On 2017-03-02 18:47, Jonathan Leffler wrote:
On Wed, Mar 1, 2017 at 2:16 PM, Brian Inglis wrote: On 2017-03-01 14:48, Tim Parenti wrote:
On 1 March 2017 at 16:42, Brian Inglis wrote: Looks like it stores the over long abbreviation. So should probably patch: --- tz/releases/tzdata2017a/africa 2017-02-23 00:37:19.000000000 -0700 +++ tz/releases/tzdata2017b/africa 2017-03-01 14:36:43.479882200 -0700 @@ -431,7 +431,7 @@ Link Africa/Nairobi Indian/Mayotte # Zone NAME GMTOFF RULES FORMAT [UNTIL] Zone Africa/Monrovia -0:43:08 - LMT 1882 -0:43:08 - MMT 1919 Mar # Monrovia Mean Time - -0:44:30 - -004430 1972 May + -0:44:30 - -0044 1972 May 0:00 - GMT The above patch would be incorrect, though.
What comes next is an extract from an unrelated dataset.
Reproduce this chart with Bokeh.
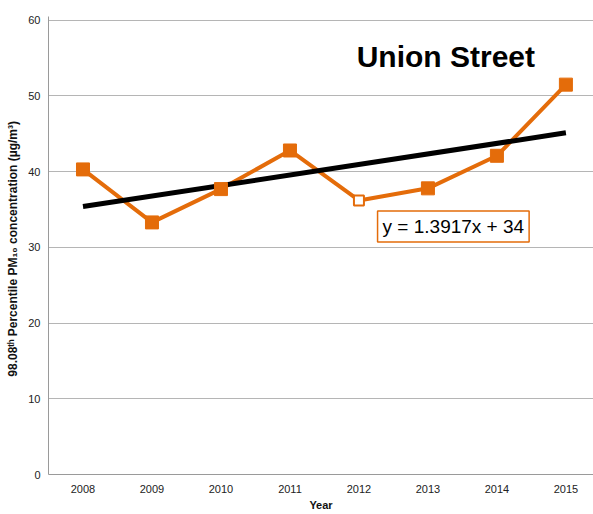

It would be more correct to increase the allowed max abbreviation length. (Even better, numerical "abbreviations" like this should just be exempted from the caps, since they can technically be of almost any length, even though this is the longest they'll be in practice.) POSIX limit in limits.h: http://pubs.opengroup.org/onlinepubs/9699919799/basedefs/V1_chap08.html#tag_... under TZ definition for std and dst (abbrs) "The interpretation of these fields is unspecified if either field is less than three bytes (except for the case when dst is missing), more than {TZNAME_MAX} bytes, or if they contain characters other than those specified." http://pubs.opengroup.org/onlinepubs/9699919799/basedefs/limits.h.html#tag_1... "{_POSIX_TZNAME_MAX} Maximum number of bytes supported for the name of a timezone (not of the TZ variable). Value: 6" Note that the spiel above the entry for {_POSIX_TZNAME_MAX} says: The /<limits.h>/ header shall define the following symbolic constants with the values shown. These are the most restrictive values for certain features on an implementation conforming to this volume of POSIX.1-2008. Related symbolic constants are defined elsewhere in this volume of POSIX.1-2008 which reflect the actual implementation and which need not be as restrictive. For each of these limits, a conforming implementation shall provide a value at least this large or shall have no limit. A strictly conforming application must not require a larger value for correct operation. Is the code in tzcode intended to be a strictly conforming application?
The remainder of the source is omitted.